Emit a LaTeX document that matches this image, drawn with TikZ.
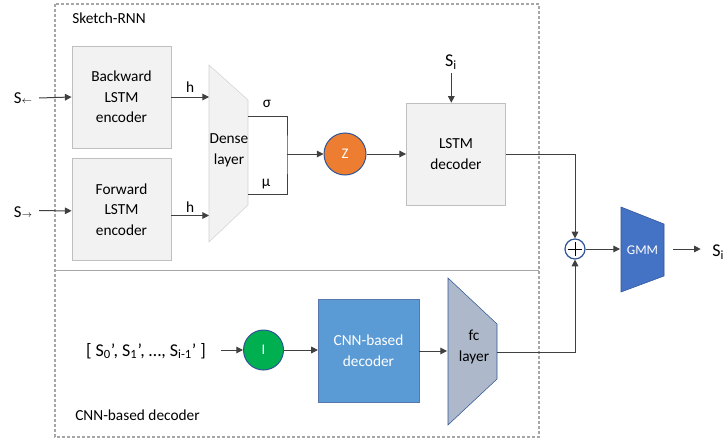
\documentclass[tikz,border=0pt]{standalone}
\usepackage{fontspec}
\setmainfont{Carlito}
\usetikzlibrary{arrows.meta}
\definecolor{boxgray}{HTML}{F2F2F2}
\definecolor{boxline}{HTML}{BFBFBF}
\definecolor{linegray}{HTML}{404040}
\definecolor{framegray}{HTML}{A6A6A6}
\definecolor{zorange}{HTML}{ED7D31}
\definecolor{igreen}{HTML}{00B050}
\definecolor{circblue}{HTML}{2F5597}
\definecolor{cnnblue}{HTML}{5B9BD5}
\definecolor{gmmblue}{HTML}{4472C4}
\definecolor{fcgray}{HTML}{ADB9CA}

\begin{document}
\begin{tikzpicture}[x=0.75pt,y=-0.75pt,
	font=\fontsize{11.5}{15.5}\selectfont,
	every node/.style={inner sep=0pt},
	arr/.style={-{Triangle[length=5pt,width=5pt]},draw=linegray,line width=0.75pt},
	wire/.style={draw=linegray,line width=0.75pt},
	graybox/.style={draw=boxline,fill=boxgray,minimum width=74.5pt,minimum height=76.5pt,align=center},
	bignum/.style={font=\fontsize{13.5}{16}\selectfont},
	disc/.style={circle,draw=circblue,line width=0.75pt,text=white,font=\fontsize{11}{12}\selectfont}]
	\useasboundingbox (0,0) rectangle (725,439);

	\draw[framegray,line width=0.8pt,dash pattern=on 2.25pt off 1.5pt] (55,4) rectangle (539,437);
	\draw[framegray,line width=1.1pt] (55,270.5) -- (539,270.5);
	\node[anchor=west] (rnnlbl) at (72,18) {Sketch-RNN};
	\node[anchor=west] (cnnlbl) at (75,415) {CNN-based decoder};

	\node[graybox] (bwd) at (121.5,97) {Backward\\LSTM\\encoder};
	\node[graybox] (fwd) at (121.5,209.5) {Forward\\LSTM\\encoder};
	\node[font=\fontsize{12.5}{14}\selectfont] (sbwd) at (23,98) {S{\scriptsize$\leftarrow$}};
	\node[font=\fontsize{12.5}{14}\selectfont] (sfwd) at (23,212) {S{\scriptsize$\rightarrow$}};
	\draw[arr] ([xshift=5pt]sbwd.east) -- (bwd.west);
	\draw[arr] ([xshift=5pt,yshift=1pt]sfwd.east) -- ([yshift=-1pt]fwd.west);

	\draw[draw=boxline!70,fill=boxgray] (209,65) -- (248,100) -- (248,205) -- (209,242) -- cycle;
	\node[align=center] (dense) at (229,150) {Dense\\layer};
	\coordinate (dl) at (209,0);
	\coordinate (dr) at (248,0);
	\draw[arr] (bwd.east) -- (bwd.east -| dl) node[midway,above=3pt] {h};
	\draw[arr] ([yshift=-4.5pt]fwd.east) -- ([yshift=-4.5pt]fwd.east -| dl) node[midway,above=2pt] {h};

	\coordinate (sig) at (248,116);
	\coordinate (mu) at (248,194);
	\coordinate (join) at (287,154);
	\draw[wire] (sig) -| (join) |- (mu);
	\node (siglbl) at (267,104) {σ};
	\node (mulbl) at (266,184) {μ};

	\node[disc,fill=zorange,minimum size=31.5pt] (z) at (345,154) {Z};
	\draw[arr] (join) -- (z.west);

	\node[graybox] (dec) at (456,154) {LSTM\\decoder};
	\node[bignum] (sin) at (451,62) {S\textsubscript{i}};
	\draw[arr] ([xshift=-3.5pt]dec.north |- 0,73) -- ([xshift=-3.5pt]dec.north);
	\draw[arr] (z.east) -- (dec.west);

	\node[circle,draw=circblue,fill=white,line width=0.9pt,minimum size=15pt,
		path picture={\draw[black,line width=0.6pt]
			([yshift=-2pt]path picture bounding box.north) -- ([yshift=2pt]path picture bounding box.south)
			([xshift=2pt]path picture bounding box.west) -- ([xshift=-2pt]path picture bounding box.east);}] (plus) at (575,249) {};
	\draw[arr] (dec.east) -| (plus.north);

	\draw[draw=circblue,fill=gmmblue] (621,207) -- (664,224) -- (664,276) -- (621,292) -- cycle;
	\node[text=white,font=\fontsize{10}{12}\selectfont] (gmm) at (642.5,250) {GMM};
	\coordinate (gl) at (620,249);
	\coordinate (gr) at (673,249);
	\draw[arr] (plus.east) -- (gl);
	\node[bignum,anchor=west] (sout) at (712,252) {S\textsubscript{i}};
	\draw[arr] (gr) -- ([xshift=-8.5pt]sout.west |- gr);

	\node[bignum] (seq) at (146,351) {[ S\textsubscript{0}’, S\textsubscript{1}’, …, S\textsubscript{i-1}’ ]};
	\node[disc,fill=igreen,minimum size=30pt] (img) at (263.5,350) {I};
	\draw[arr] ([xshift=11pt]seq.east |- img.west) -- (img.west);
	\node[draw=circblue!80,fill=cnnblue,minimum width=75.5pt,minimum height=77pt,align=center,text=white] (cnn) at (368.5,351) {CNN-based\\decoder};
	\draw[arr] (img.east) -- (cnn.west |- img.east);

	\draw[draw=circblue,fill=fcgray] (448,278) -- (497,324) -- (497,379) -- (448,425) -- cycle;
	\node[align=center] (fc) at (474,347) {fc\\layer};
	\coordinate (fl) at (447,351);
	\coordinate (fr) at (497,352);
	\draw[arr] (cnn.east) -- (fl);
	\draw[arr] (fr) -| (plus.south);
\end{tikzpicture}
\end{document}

### [Exercise directions]
Go through the listing above and write it out again exactly, dropping the pictures.

### [Expected answer]
Emit a LaTeX document that matches this image, drawn with TikZ.
\documentclass[tikz,border=0pt]{standalone}
\usepackage{fontspec}
\setmainfont{Carlito}
\usetikzlibrary{arrows.meta}
\definecolor{boxgray}{HTML}{F2F2F2}
\definecolor{boxline}{HTML}{BFBFBF}
\definecolor{linegray}{HTML}{404040}
\definecolor{framegray}{HTML}{A6A6A6}
\definecolor{zorange}{HTML}{ED7D31}
\definecolor{igreen}{HTML}{00B050}
\definecolor{circblue}{HTML}{2F5597}
\definecolor{cnnblue}{HTML}{5B9BD5}
\definecolor{gmmblue}{HTML}{4472C4}
\definecolor{fcgray}{HTML}{ADB9CA}

\begin{document}
\begin{tikzpicture}[x=0.75pt,y=-0.75pt,
	font=\fontsize{11.5}{15.5}\selectfont,
	every node/.style={inner sep=0pt},
	arr/.style={-{Triangle[length=5pt,width=5pt]},draw=linegray,line width=0.75pt},
	wire/.style={draw=linegray,line width=0.75pt},
	graybox/.style={draw=boxline,fill=boxgray,minimum width=74.5pt,minimum height=76.5pt,align=center},
	bignum/.style={font=\fontsize{13.5}{16}\selectfont},
	disc/.style={circle,draw=circblue,line width=0.75pt,text=white,font=\fontsize{11}{12}\selectfont}]
	\useasboundingbox (0,0) rectangle (725,439);

	\draw[framegray,line width=0.8pt,dash pattern=on 2.25pt off 1.5pt] (55,4) rectangle (539,437);
	\draw[framegray,line width=1.1pt] (55,270.5) -- (539,270.5);
	\node[anchor=west] (rnnlbl) at (72,18) {Sketch-RNN};
	\node[anchor=west] (cnnlbl) at (75,415) {CNN-based decoder};

	\node[graybox] (bwd) at (121.5,97) {Backward\\LSTM\\encoder};
	\node[graybox] (fwd) at (121.5,209.5) {Forward\\LSTM\\encoder};
	\node[font=\fontsize{12.5}{14}\selectfont] (sbwd) at (23,98) {S{\scriptsize$\leftarrow$}};
	\node[font=\fontsize{12.5}{14}\selectfont] (sfwd) at (23,212) {S{\scriptsize$\rightarrow$}};
	\draw[arr] ([xshift=5pt]sbwd.east) -- (bwd.west);
	\draw[arr] ([xshift=5pt,yshift=1pt]sfwd.east) -- ([yshift=-1pt]fwd.west);

	\draw[draw=boxline!70,fill=boxgray] (209,65) -- (248,100) -- (248,205) -- (209,242) -- cycle;
	\node[align=center] (dense) at (229,150) {Dense\\layer};
	\coordinate (dl) at (209,0);
	\coordinate (dr) at (248,0);
	\draw[arr] (bwd.east) -- (bwd.east -| dl) node[midway,above=3pt] {h};
	\draw[arr] ([yshift=-4.5pt]fwd.east) -- ([yshift=-4.5pt]fwd.east -| dl) node[midway,above=2pt] {h};

	\coordinate (sig) at (248,116);
	\coordinate (mu) at (248,194);
	\coordinate (join) at (287,154);
	\draw[wire] (sig) -| (join) |- (mu);
	\node (siglbl) at (267,104) {σ};
	\node (mulbl) at (266,184) {μ};

	\node[disc,fill=zorange,minimum size=31.5pt] (z) at (345,154) {Z};
	\draw[arr] (join) -- (z.west);

	\node[graybox] (dec) at (456,154) {LSTM\\decoder};
	\node[bignum] (sin) at (451,62) {S\textsubscript{i}};
	\draw[arr] ([xshift=-3.5pt]dec.north |- 0,73) -- ([xshift=-3.5pt]dec.north);
	\draw[arr] (z.east) -- (dec.west);

	\node[circle,draw=circblue,fill=white,line width=0.9pt,minimum size=15pt,
		path picture={\draw[black,line width=0.6pt]
			([yshift=-2pt]path picture bounding box.north) -- ([yshift=2pt]path picture bounding box.south)
			([xshift=2pt]path picture bounding box.west) -- ([xshift=-2pt]path picture bounding box.east);}] (plus) at (575,249) {};
	\draw[arr] (dec.east) -| (plus.north);

	\draw[draw=circblue,fill=gmmblue] (621,207) -- (664,224) -- (664,276) -- (621,292) -- cycle;
	\node[text=white,font=\fontsize{10}{12}\selectfont] (gmm) at (642.5,250) {GMM};
	\coordinate (gl) at (620,249);
	\coordinate (gr) at (673,249);
	\draw[arr] (plus.east) -- (gl);
	\node[bignum,anchor=west] (sout) at (712,252) {S\textsubscript{i}};
	\draw[arr] (gr) -- ([xshift=-8.5pt]sout.west |- gr);

	\node[bignum] (seq) at (146,351) {[ S\textsubscript{0}’, S\textsubscript{1}’, …, S\textsubscript{i-1}’ ]};
	\node[disc,fill=igreen,minimum size=30pt] (img) at (263.5,350) {I};
	\draw[arr] ([xshift=11pt]seq.east |- img.west) -- (img.west);
	\node[draw=circblue!80,fill=cnnblue,minimum width=75.5pt,minimum height=77pt,align=center,text=white] (cnn) at (368.5,351) {CNN-based\\decoder};
	\draw[arr] (img.east) -- (cnn.west |- img.east);

	\draw[draw=circblue,fill=fcgray] (448,278) -- (497,324) -- (497,379) -- (448,425) -- cycle;
	\node[align=center] (fc) at (474,347) {fc\\layer};
	\coordinate (fl) at (447,351);
	\coordinate (fr) at (497,352);
	\draw[arr] (cnn.east) -- (fl);
	\draw[arr] (fr) -| (plus.south);
\end{tikzpicture}
\end{document}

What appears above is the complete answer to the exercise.